I was browsing upcoming changes in Babel today when I spotted a typo. For these kind of tiny fixes I don’t bother: I simply edit the file through GitHub UI and let it forked the repository, name the branch and propose a pull request for me.

But now the maintainer asked me to make my commit message more informative. Fair enough. This shouldn’t take long.

So I fetched a local copy of my fork, made the edit and pushed it back:

$ git clone https://github.com/kdeldycke/babel.git
$ cd ./babel
$ git checkout patch-1
$ git rebase -i HEAD~10
$ git push --force

It’s only after looking at the pull request in GitHub that I realized the last ten commits were marked as new and different, while I expected only last one to be featured as a change against master. In a word, I messed-up.

A closer inspection revealed that rebase seems to have introduced extra Committer metadata. And my confidence that it would not made me force the subsequent push.

It’s now time to untangle this mess.

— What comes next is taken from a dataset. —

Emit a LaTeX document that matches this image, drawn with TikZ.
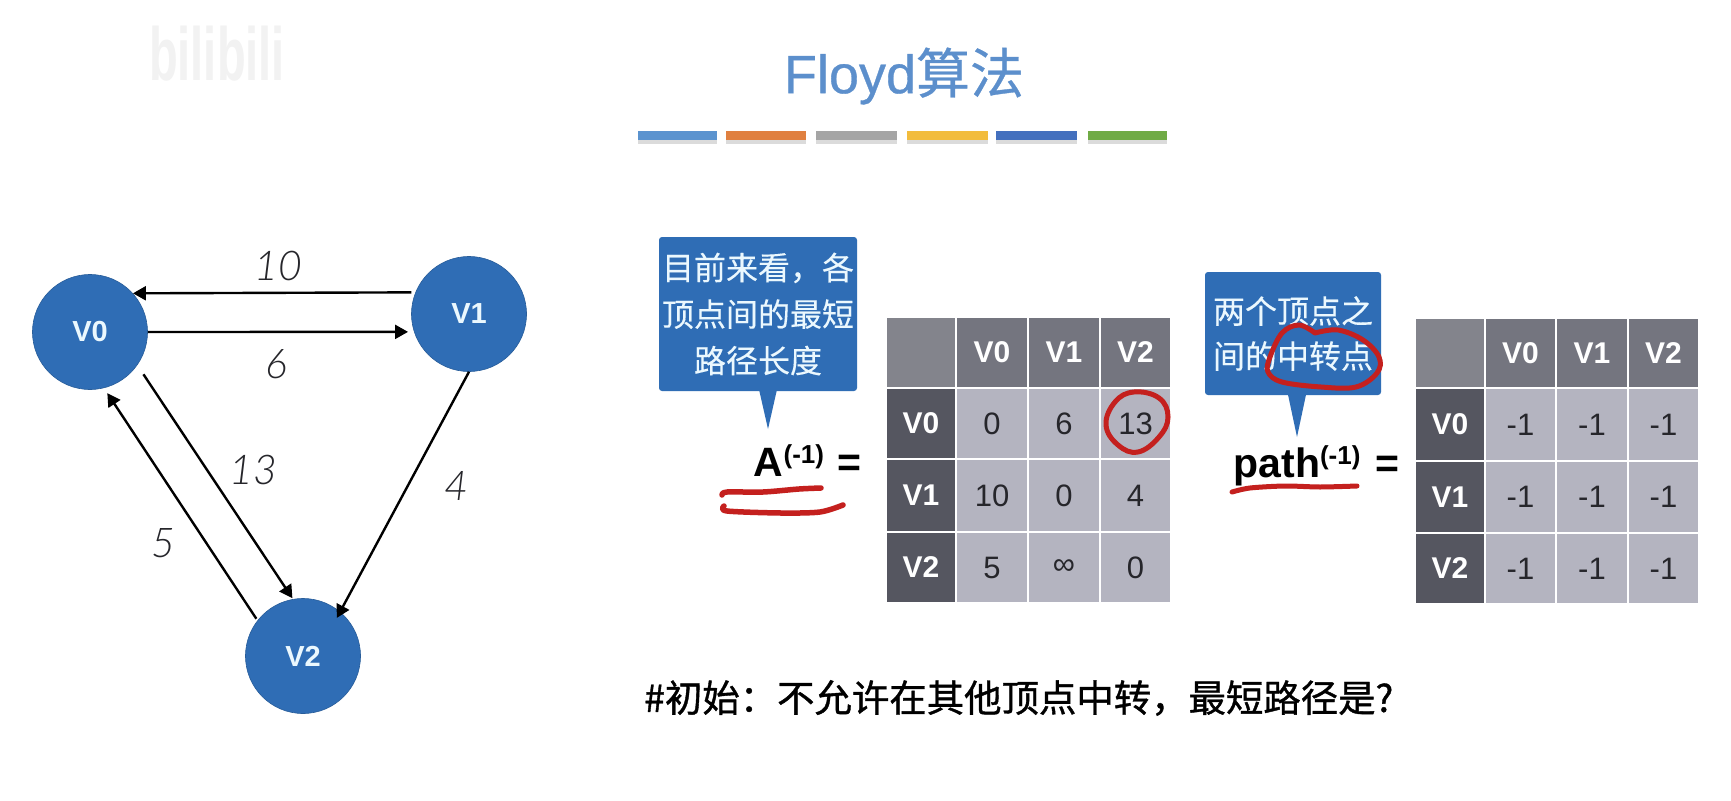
\documentclass[tikz,border=0pt]{standalone}
\usepackage{fontspec}
\setmainfont{Liberation Sans}
\newfontfamily\cjk[FakeBold=0.25]{Noto Sans CJK SC}
\newfontfamily\cjkb[FakeBold=1.0]{Noto Sans CJK SC}
\newfontfamily\cjkt[FakeBold=0.6]{Noto Sans CJK SC}
\newfontfamily\titlefont[FakeBold=0.6]{Liberation Sans}
\newfontfamily\lab{Lato Light Italic}
\usetikzlibrary{arrows.meta,calc}
\definecolor{nodeblue}{HTML}{2F6DB5}
\definecolor{titleblue}{HTML}{5C8FCC}
\definecolor{hdr}{HTML}{74757F}
\definecolor{corner}{HTML}{83848C}
\definecolor{rowhdr}{HTML}{555660}
\definecolor{body}{HTML}{B4B4C0}
\definecolor{ink}{HTML}{26262B}
\definecolor{inkred}{HTML}{C4201E}
\definecolor{calloutface}{HTML}{2F6DB5}
\newcommand{\fs}[2]{\fontsize{#1}{#2}\selectfont}
\newcommand{\tcell}[8]{% name x1 x2 y1 y2 style text
  \pgfmathsetmacro{\cw}{#3-#2-2}\pgfmathsetmacro{\ch}{#5-#4-2}
  \pgfmathsetmacro{\cx}{(#2+#3)/2}\pgfmathsetmacro{\cy}{(#4+#5)/2}
  \node[#6,minimum width=\cw pt,minimum height=\ch pt] (#1) at (\cx,\cy) {\raisebox{-2pt}{#7}};}
\tikzset{
  vertex/.style={circle,fill=nodeblue,draw=nodeblue!85!black,line width=0.6pt,minimum size=115pt,inner sep=0pt,text=white!92!cyan,font=\bfseries\fs{29}{32}},
  edgeline/.style={draw=black,line width=2.4pt,-{Triangle[length=13pt,width=14pt]}},
  weight/.style={font=\lab\fs{41}{44},text=ink,inner sep=0pt},
  cellbase/.style={inner sep=0pt,rectangle},
  corner cell/.style={cellbase,fill=corner},
  head cell/.style={cellbase,fill=hdr,text=white,font=\bfseries\fs{30}{32}},
  row cell/.style={cellbase,fill=rowhdr,text=white,font=\bfseries\fs{30}{32}},
  val cell/.style={cellbase,fill=body,text=ink,font=\fs{31}{33}},
  callout/.style={rectangle,rounded corners=3pt,fill=calloutface,text=white!92!cyan,align=center,inner sep=0pt,font=\cjk\fs{32}{46.5}},
  bar/.style={rectangle,inner sep=0pt,minimum height=9pt},
  formula/.style={anchor=base,inner sep=0pt,text=black,font=\bfseries\fs{41}{44}},
  redpen/.style={draw=inkred,line width=5pt,line cap=round,line join=round},
}
\begin{document}
\begin{tikzpicture}[x=1pt,y=-1pt]
\useasboundingbox (0,0) rectangle (1731,800);
\fill[white] (0,0) rectangle (1731,800);
% watermark
\node[inner sep=0pt,text=black!5] (wm) at (217,54) {\bfseries\fs{47}{50}\scalebox{1}[1.6]{bilibili}};
% title
\node[inner sep=0pt,text=titleblue] (title) at (904,76) {\titlefont\fs{54}{58}Floyd{\cjkt 算法}};
% colour bars
\foreach \nm/\a/\b/\c in {b1/638/717/5B93CF,b2/726/806/E08040,b3/816/897/A5A5A5,b4/907/988/F2BC3D,b5/996/1077/4470BE,b6/1088/1167/70AB46}{
  \definecolor{tmpc}{HTML}{\c}
  \fill[black!14] (\a,136) rectangle (\b,144);
  \pgfmathsetmacro{\bw}{\b-\a}\pgfmathsetmacro{\bx}{(\a+\b)/2}
  \node[bar,fill=tmpc,minimum width=\bw pt] (\nm) at (\bx,135.5) {};
}
% graph
\node[vertex] (V0) at (90,332) {V0};
\node[vertex] (V1) at (469,314) {V1};
\node[vertex] (V2) at (303,656) {V2};
\draw[edgeline,shorten <=4pt] (V1.158.8) -- (V0.42.3);
\draw[edgeline,shorten >=6pt] (V0.0) -- (V1.198);
\draw[edgeline,shorten <=11pt,shorten >=1pt] (V0.-35) -- (V2.100);
\draw[edgeline,shorten <=2pt,shorten >=6pt] (V2.142) -- (V0.-76);
\draw[edgeline,shorten >=-7pt] (V1.-90) -- (V2.50);
\node[weight] (w10) at (278,266) {10};
\node[weight] (w6) at (276,364) {6};
\node[weight] (w13) at (253,470) {13};
\node[weight] (w4) at (456,486) {4};
\node[weight] (w5) at (163,543) {5};
% left callout
\coordinate (tipA) at (768,429);
\fill[calloutface] (758,385) -- (tipA) -- (778,385) -- cycle;
\node[callout,minimum width=198pt,minimum height=154pt] (c1) at (758,314) {目前来看，各\\顶点间的最短\\路径长度};
% left formula
\node[formula] (fA) at (789,476.5) {A\raisebox{13pt}{\fs{26}{28}(-1)}};
\node[formula] (eqA) at (849,476) {=};
% left table
\tcell{a00}{886}{956}{317}{388}{corner cell}{}{}
\tcell{a01}{956}{1028}{317}{388}{head cell}{V0}{}
\tcell{a02}{1028}{1100}{317}{388}{head cell}{V1}{}
\tcell{a03}{1100}{1171}{317}{388}{head cell}{V2}{}
\tcell{a10}{886}{956}{388}{459}{row cell}{V0}{}
\tcell{a11}{956}{1028}{388}{459}{val cell}{0}{}
\tcell{a12}{1028}{1100}{388}{459}{val cell}{6}{}
\tcell{a13}{1100}{1171}{388}{459}{val cell}{13}{}
\tcell{a20}{886}{956}{459}{532}{row cell}{V1}{}
\tcell{a21}{956}{1028}{459}{532}{val cell}{10}{}
\tcell{a22}{1028}{1100}{459}{532}{val cell}{0}{}
\tcell{a23}{1100}{1171}{459}{532}{val cell}{4}{}
\tcell{a30}{886}{956}{532}{603}{row cell}{V2}{}
\tcell{a31}{956}{1028}{532}{603}{val cell}{5}{}
\tcell{a32}{1028}{1100}{532}{603}{val cell}{∞}{}
\tcell{a33}{1100}{1171}{532}{603}{val cell}{0}{}
% right callout
\coordinate (tipP) at (1297,437);
\fill[calloutface] (1287,390) -- (tipP) -- (1307,390) -- cycle;
\node[callout,font=\cjk\fs{32}{45},minimum width=176pt,minimum height=123pt] (c2) at (1293,333.5) {两个顶点之\\间的中转点};
% right formula
\node[formula] (fP) at (1297,477) {path\raisebox{13pt}{\fs{26}{28}(-1)}};
\node[formula] (eqP) at (1387,477) {=};
% right table
\tcell{p00}{1415}{1485}{318}{388}{corner cell}{}{}
\tcell{p01}{1485}{1556}{318}{388}{head cell}{V0}{}
\tcell{p02}{1556}{1628}{318}{388}{head cell}{V1}{}
\tcell{p03}{1628}{1699}{318}{388}{head cell}{V2}{}
\tcell{p10}{1415}{1485}{388}{461}{row cell}{V0}{}
\tcell{p11}{1485}{1556}{388}{461}{val cell}{-1}{}
\tcell{p12}{1556}{1628}{388}{461}{val cell}{-1}{}
\tcell{p13}{1628}{1699}{388}{461}{val cell}{-1}{}
\tcell{p20}{1415}{1485}{461}{533}{row cell}{V1}{}
\tcell{p21}{1485}{1556}{461}{533}{val cell}{-1}{}
\tcell{p22}{1556}{1628}{461}{533}{val cell}{-1}{}
\tcell{p23}{1628}{1699}{461}{533}{val cell}{-1}{}
\tcell{p30}{1415}{1485}{533}{604}{row cell}{V2}{}
\tcell{p31}{1485}{1556}{533}{604}{val cell}{-1}{}
\tcell{p32}{1556}{1628}{533}{604}{val cell}{-1}{}
\tcell{p33}{1628}{1699}{533}{604}{val cell}{-1}{}
% bottom text
\node[anchor=west,inner sep=0pt,text=black] (note) at (644,698) {\cjkb\fs{37.4}{40}\#初始：不允许在其他顶点中转，最短路径是?};
% red annotations
\draw[redpen] plot[smooth cycle,tension=0.7] coordinates {(1134,392) (1159,398) (1168,417) (1159,437) (1138,452) (1118,445) (1106,425) (1115,402)};
\draw[redpen] plot[smooth,tension=0.6] coordinates {(1315,333) (1299,325) (1282,333) (1270,357) (1268,372) (1282,382) (1321,387) (1356,387) (1377,373) (1379,357) (1363,340) (1338,330) (1315,333)};
\draw[redpen,line width=5.5pt] plot[smooth,tension=0.5] coordinates {(722,495) (727,492) (763,492) (799,489) (821,488)};
\draw[redpen,line width=5.5pt] plot[smooth,tension=0.5] coordinates {(724,506) (727,511) (781,513) (820,512) (843,505)};
\draw[redpen] plot[smooth,tension=0.5] coordinates {(1232,492) (1250,488) (1285,486) (1320,487) (1357,486)};
\end{tikzpicture}
\end{document}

I first tried to realign authorship metadata on the last 10 commits (665212 being my PR’s root, i.e. the last untouched commit):

$ git filter-branch --force --env-filter '
' -- 665212..patch-1

Still, commit checksums did not returned to their original value. There must be other metadata involved.

As I wasn’t ready to waste time on doctoring each commit to find the underlying differences, I simply rebased everything to master:

$ git rebase master
$ git pull
$ git rebase origin/master
$ git push --force

It did work and my PR was now clean and tidy.